The technique that is adopted in science is the most assured or adequate technique that has been explored in course of man’s intellectual inquiry.

This technique is the inductive procedure. Every branch of science explains facts, classifies them, builds up theories to explain the facts, systematizes the theories with higher ones, discovers exceptionless regularities of nature etc. by adopting the inductive procedure.

Thus the procedure of induction is the basis of all scientific knowledge for it is applied in all areas of scientific inquiry. The procedure of induction passes thorough some well- marked stages.


Though logicians are not unanimous regarding the relative importance of a stage over others, nonetheless they do agree that each stage of the procedure has some important role and helps in the system of scientific knowledge.

The different stages of inductive procedure are (i) observation of facts (ii) formation of hypothesis, (iii) generalization and (iv) verification. Let us explain them little elaborately.

(i) Observation:

When there is inquisitiveness to know something, we make observation. Thus observation is perception, but it is regulated and selective perception. It is in this sense different from casual perception for in observation we select the phenomena to be observed for a definite purpose. Observation here is used in a wide sense to include experiment as well.


Observation and experiment constitute the ground of making any inductive generalization or scientific explanation.

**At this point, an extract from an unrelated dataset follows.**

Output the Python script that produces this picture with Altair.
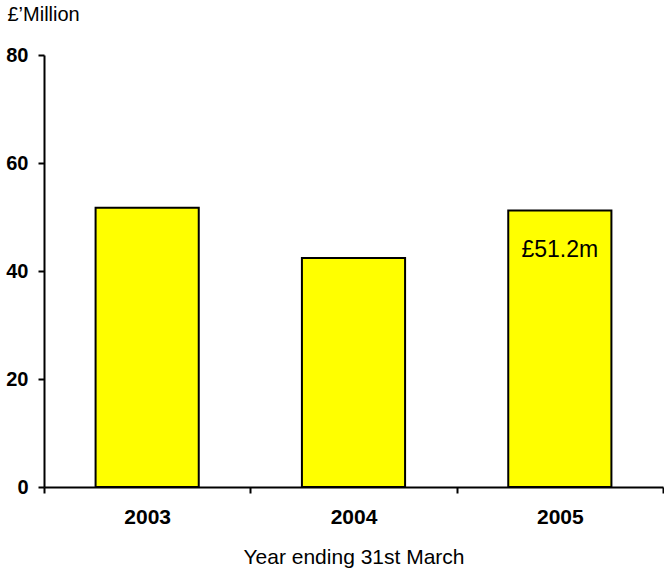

To have a clear idea about some fact, we selectively choose from the complex occurrence of nature those phenomena that will help us in our study.

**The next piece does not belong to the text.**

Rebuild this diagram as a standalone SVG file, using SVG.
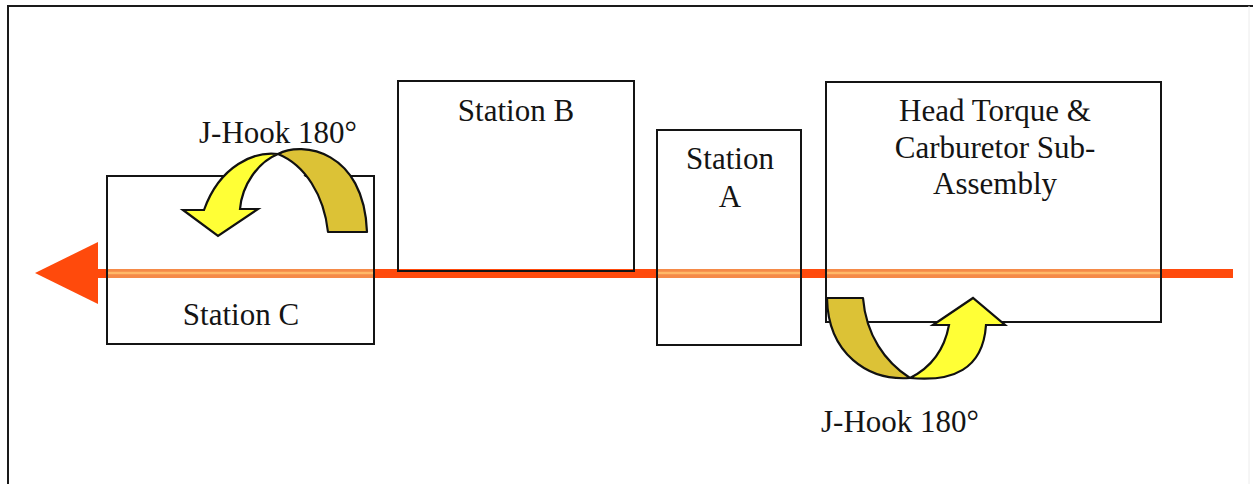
<svg xmlns="http://www.w3.org/2000/svg" width="1253" height="484" viewBox="0 0 1253 484">
  <style>
    .box { fill: none; stroke: #141414; stroke-width: 2; }
    .lbl { font-family: "Liberation Serif", "Times New Roman", serif; font-size: 31px; fill: #141414; }
    .mid { text-anchor: middle; }
    .hook-back { fill: #DCC236; stroke: #111; stroke-width: 2.2; stroke-linejoin: round; }
    .hook-front { fill: #FFFF36; stroke: #111; stroke-width: 2.2; stroke-linejoin: miter; }
    .flow { stroke: #FF4A0C; stroke-width: 9; fill: none; }
    .flow-in { stroke: #F58A48; stroke-width: 9; fill: none; }
    .flow-core { stroke: #FFB868; stroke-width: 2.5; fill: none; }
  </style>

  <rect width="1253" height="484" fill="#ffffff"/>

  <!-- outer frame -->
  <path d="M8,484 V6 H1253" fill="none" stroke="#1a1a1a" stroke-width="2"/>
  <path d="M1249,6 V484" fill="none" stroke="#ececec" stroke-width="1"/>

  <!-- production flow line -->
  <g id="connectors">
    <line class="flow" x1="96" y1="273.5" x2="1233" y2="273.5"/>
    <line class="flow-in" x1="108" y1="273.5" x2="373" y2="273.5"/>
    <line class="flow-core" x1="108" y1="273" x2="373" y2="273"/>
    <line class="flow-in" x1="658" y1="273.5" x2="800" y2="273.5"/>
    <line class="flow-core" x1="658" y1="273" x2="800" y2="273"/>
    <line class="flow-in" x1="826" y1="273.5" x2="1160" y2="273.5"/>
    <line class="flow-core" x1="826" y1="273" x2="1160" y2="273"/>
    <polygon points="35,273 98,242 98,304" fill="#FF4A0C"/>
  </g>

  <g id="station-c">
    <rect class="box" x="107" y="176" width="267" height="168"/>
    <text class="lbl mid" x="241" y="325">Station C</text>
  </g>

  <g id="station-b">
    <rect class="box" x="398" y="81" width="236" height="190"/>
    <text class="lbl mid" x="516" y="121">Station B</text>
  </g>

  <g id="station-a">
    <rect class="box" x="657" y="130" width="144" height="215"/>
    <text class="lbl mid" x="730" y="169">Station</text>
    <text class="lbl mid" x="730" y="207">A</text>
  </g>

  <g id="head-torque">
    <rect class="box" x="826" y="82" width="335" height="240"/>
    <text class="lbl mid" x="995" y="121">Head Torque &amp;</text>
    <text class="lbl mid" x="995" y="158">Carburetor Sub-</text>
    <text class="lbl mid" x="995" y="194">Assembly</text>
  </g>

  <!-- upper J-hook turn -->
  <g id="jhook-upper">
    <path d="M248,175 C258,160 270,154 278,154 C300,165 320,190 328,232 L250,232 Z" fill="#ffffff"/>
    <path class="hook-back" d="M278,154 C302,141 364,150 367,232 L328,232 C324,195 305,165 278,154 Z"/>
    <path class="hook-front" d="M278,154 C255,151 220,165 204,210 L183,210 L218,236 L258,209 L240,209 C242,185 258,162 278,154 Z"/>
    <text class="lbl" x="199" y="143">J-Hook 180°</text>
  </g>

  <!-- lower J-hook turn -->
  <g id="jhook-lower">
    <path class="hook-back" d="M827,298 L863,298 C866,335 885,362 910,378 C868,381 828,354 827,298 Z"/>
    <path class="hook-front" d="M910,378 C952,382 983,370 986,325 L1005,325 L973,298 L933,325 L949,325 C944,352 930,368 910,378 Z"/>
    <text class="lbl" x="821" y="432">J-Hook 180°</text>
  </g>
</svg>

Thus observation is the starting point to explain a fact that we desire to know. Observation again includes steps like definition, analysis, elimination and varying the circumstances.

a. Definition:

The observer first makes his point clear what he is gong to observe for his purpose in a situation. Since nature appears very much complex and at times very baffling the observer makes his selection of the phenomena that he will take note of for his work. This clarity and definiteness with which one begins his observation is called definition.


b. Analysis:

The second step in observation is analysis of the situation. Since nature presents complex situations, the observer simplifies it. He resolves a complex situation into its constituent conditions.

Then the observer selects those phenomena necessary for his purpose and avoids other accidental factors.

That is after breaking up a complex situation the relevant conditions are picked up for the investigation. Since I an event consists of different conditions, or irrelevant factors selecting the relevant matters for study or explanation is very important.


c. Elimination:

In the process of observation then comes elimination. Elimination literally means rejection. In the process of investigation to explain a phenomenon the inessential or irrelevant factors need to be eliminated or rejected so as to facilitate for required observation. Since analysis distinguishes the essential conditions from the irrelevant ones, the irrelevant conditions are rejected by this analysis.

d. Varying the circumstances

To reject the accidental or irrelevant conditions it is necessary to separate them from the necessary and relevant conditions. To know which conditions are relevant and which are not, it is necessary to vary the circumstances.


That can be done by observation of the circumstance under different changing situations. That is if an event is studied under the changing situations, then the observer may be able to know which of the conditions are important to explain a phenomenon.

Thus all the above steps are considered important to undertake systematic observation for an objective study of some circumstance. Francis Bacon lays great emphasis on observation.